This book introduces readers to the first publicly funded, two-way bilingual program in the United States, Coral Way Elementary School. It provides an accurate, clear and accessible examination of the program, its historical, social and political origins, its successes and its relevance for future bilingual programs.
Maria Coady beautifully weaves together data to describe the beginnings of the legendary Coral Way Bilingual Program. The story she tells reminds us that the needs of students and families should always shape and reshape educational approaches. A must-read for bilingual educators to understand our history as we work toward an equitable future.
Dual language education at Coral Way Elementary was the exemplar that paved the way to the Bilingual Education Act of 1968. In this book, Maria Coady captures the dreams of visionary educational leaders, teachers, parents, and community members whose activist work serves as inspiration for keeping the gift of bi/multilingualism alive for generations to come.
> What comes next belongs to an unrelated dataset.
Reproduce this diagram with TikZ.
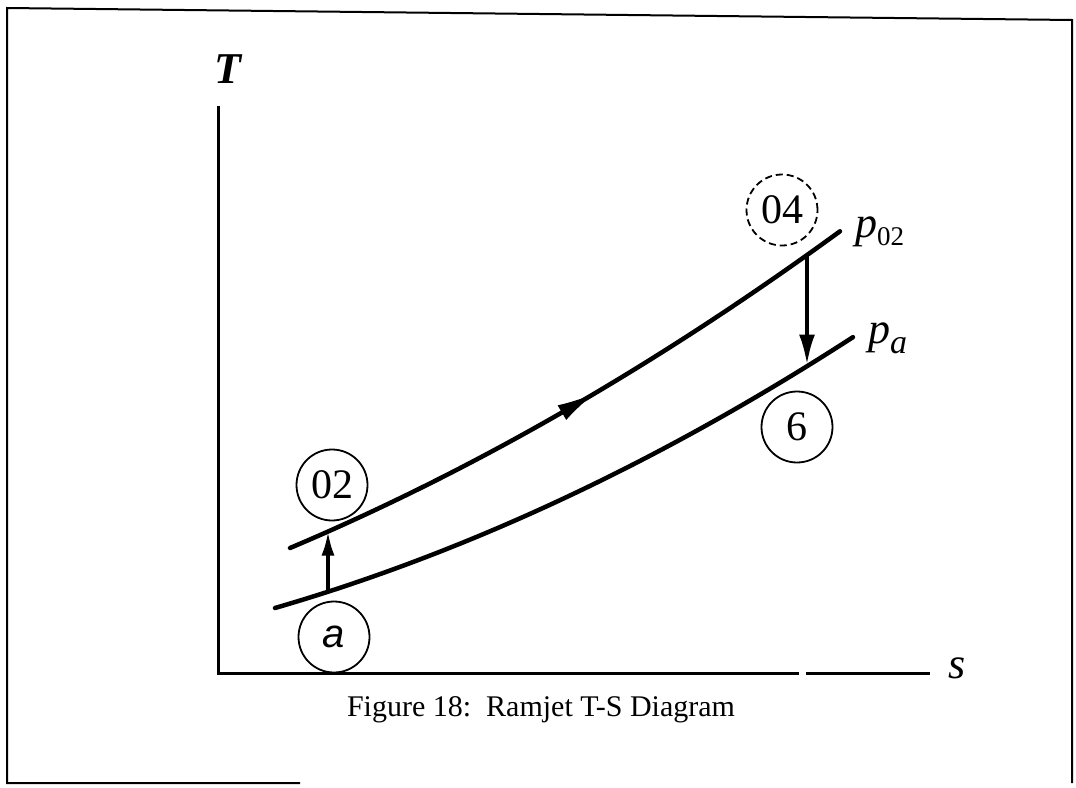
\documentclass[tikz,border=0pt]{standalone}
\usepackage{fontspec}
\setmainfont{Liberation Serif}
\setsansfont{Liberation Sans}
\usetikzlibrary{arrows.meta}
\begin{document}
\begin{tikzpicture}[x=1pt,y=-1pt,
  frame/.style={line width=2pt},
  axis/.style={line width=3pt},
  curve/.style={line width=4.5pt, line cap=round},
  state/.style={circle, draw, line width=1.8pt, minimum size=71pt, inner sep=0pt, font=\fontsize{42}{42}\selectfont},
  proc/.style={line width=3.5pt, -{Latex[length=30pt,width=16pt]}},
  lbl/.style={inner sep=0pt, font=\fontsize{44}{44}\selectfont\itshape},
]
\useasboundingbox (0,0) rectangle (1076,787);
% frame
\draw[frame] (300,783) -- (7,783) -- (7,8) -- (1072,20) -- (1072,783);
% axes
\coordinate (O) at (218,673);
\coordinate (Ttop) at (218,106);
\coordinate (sgap1) at (799,673);
\coordinate (sgap2) at (806,673);
\coordinate (send) at (930,673);
\draw[axis] (Ttop) -- (O) -- (sgap1);
\draw[axis] (sgap2) -- (send);
\node[lbl, font=\fontsize{44}{44}\selectfont\itshape\bfseries] (Tl) at (228,69) {T};
\node[lbl] (sl) at (957,668) {s};
% curves
\draw[curve] plot[domain=0:5.5, samples=56] ({290+100*\x},{548-42.24*\x-2.79*\x*\x});
\draw[curve] plot[domain=0:5.78, samples=58] ({275+100*\x},{608-29.06*\x-3.08*\x*\x});
% flow arrow on upper curve
\coordinate (fa1) at (563,412.0);
\coordinate (fa2) at (593,394.4);
\draw[line width=1pt, -{Latex[length=36pt,width=17pt]}] (fa1) -- (fa2);
% points on curves
\coordinate (la) at (328,591.7);
\coordinate (u02) at (328,531.5);
\coordinate (u04) at (807,255.0);
\coordinate (l6) at (807,364.5);
\draw[proc, -{Latex[length=24pt,width=13pt]}] (la) -- (u02);
\draw[proc] (u04) -- (l6);
% state circles
\node[state] (s02) at (332,485) {02};
\node[state, font=\fontsize{40}{40}\selectfont\sffamily\itshape] (sa) at (334,637) {a};
\node[state] (s6) at (797,427) {6};
\node[state, dashed, dash pattern=on 7pt off 4pt] (s04) at (782,210) {04};
% pressure labels
\node[lbl, anchor=base west] (p02) at (855,237) {p\raisebox{-8pt}{\fontsize{27}{27}\selectfont\upshape 02}};
\node[lbl, anchor=base west] (pa) at (868,343) {p\raisebox{-10pt}{\fontsize{34}{34}\selectfont a}};
% caption
\node[font=\fontsize{30}{30}\selectfont] (cap) at (541,710) {Figure 18:\ \ Ramjet T-S Diagram};
\end{tikzpicture}
\end{document}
Coady’s outstanding historical review of the Coral Way bilingual program is a needed resource and an answer to the gap in the literature of understanding our past to “move into the future”.
[This book] is tightly organized, well-written, and crafted with care. Throughout the text Coady shares both her deep respect for those involved in the experiment as well as her profound commitment to advancing bicultural and bilingual education. The book poignantly captures the dedication, creativity, and financial resources needed to embrace and work to advance a ‘language as a resource’ paradigm in the United States in the 1960s and
perhaps even more so now.
I commend the author on what is an important contribution to the field. The book itself is well-written and it is easy to read [...] it explains the bases for building a bilingual program, it gives solutions to problems that may arise (e.g. period distribution and phases), and it shows the intricate relation with the socioeconomic context. Moreover, it is a reminder that bilingual education brings short and long-term formative outcomes for students.
Coady’s examination of the bilingual program at Coral Way serves as a reminder to those researching the field today to zoom out to situate their work within the bigger picture when examining DLBE and to root our understanding of where we are now, where we want to go, in where we first began.
Maria R. Coady is Irving and Rose Fien Endowed Professor and Associate Professor of ESOL/Bilingual Education at the University of Florida, USA. Her research specialises in English Language Learners and multilingual students, especially those in rural settings. Her most recent publication is Connecting School and the Multilingual Home (Multilingual Matters, 2019).